Obviously there is no one-size-fits-all answer to this. The choice usually depends on the nature of the data, scalability, and latency requirements. Both patterns have their merits, but they come with trade-offs that should also be considered.
If you find that batches become cumbersome as data scales (leading to complexity in sharding and parallelism), then operating on one atomic entity at a time can often lead to better scalability. The core idea is to break down the processing into smaller, independent units that can run across distributed systems seamlessly, without the overhead of managing batch boundaries.
This approach aligns well with modern data engineering best practices. For instance, stream processing models offer low-latency and ease of distribution, which simplifies scaling across multiple machines (ie., horizontally). By operating on individual records, the pipeline becomes more robust to growing data loads and more straightforward to manage, especially in environments like distributed computing frameworks (eg., Apache Spark or Kafka). Stream-based processing is naturally compatible with horizontal scaling, allowing more graceful fault tolerance and easier error recovery mechanisms through real-time checkpointing and state management.
Two relevant patterns that spring to mind are the microservices pattern and Lambda and Kappa Architectures. In a microservices pattern, splitting the pipeline into independent, loosely-coupled services can increase flexibility and scalability. Each service can handle a single stage in the data pipeline, processing one entity at a time. This allows for scalable parallelism and simplifies orchestration across distributed systems.

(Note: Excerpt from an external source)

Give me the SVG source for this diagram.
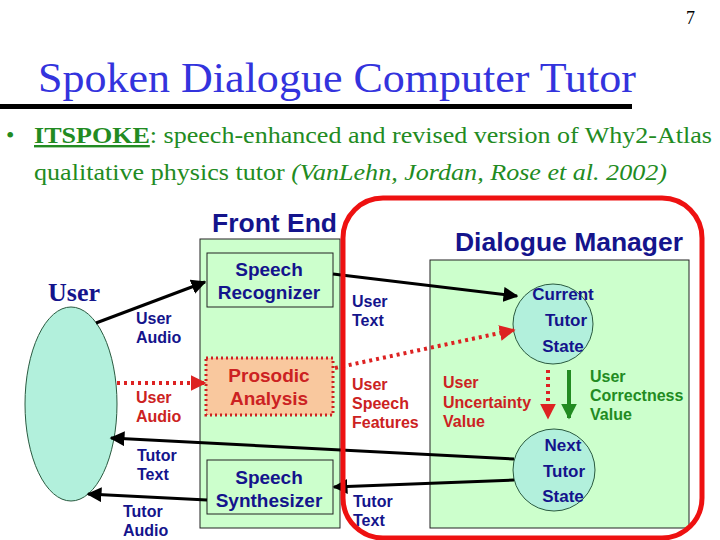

If the use case involves both real-time and historical data processing, consider adopting a Lambda Architecture. For real-time-only requirements, the Kappa Architecture simplifies things by processing all data as streams. These patterns allow you to maintain low latency while processing large amounts of data
Implementing a one-at-a-time processing approach offers better scalability and flexibility, particularly when dealing with large and growing datasets. By focusing on stream processing and making use of design patterns like microservices or Kappa architecture, you can simplify pipeline scaling across distributed systems while maintaining efficiency. This approach reduces the operational complexity that comes with batch processing, especially as data pipelines scale out horizontally.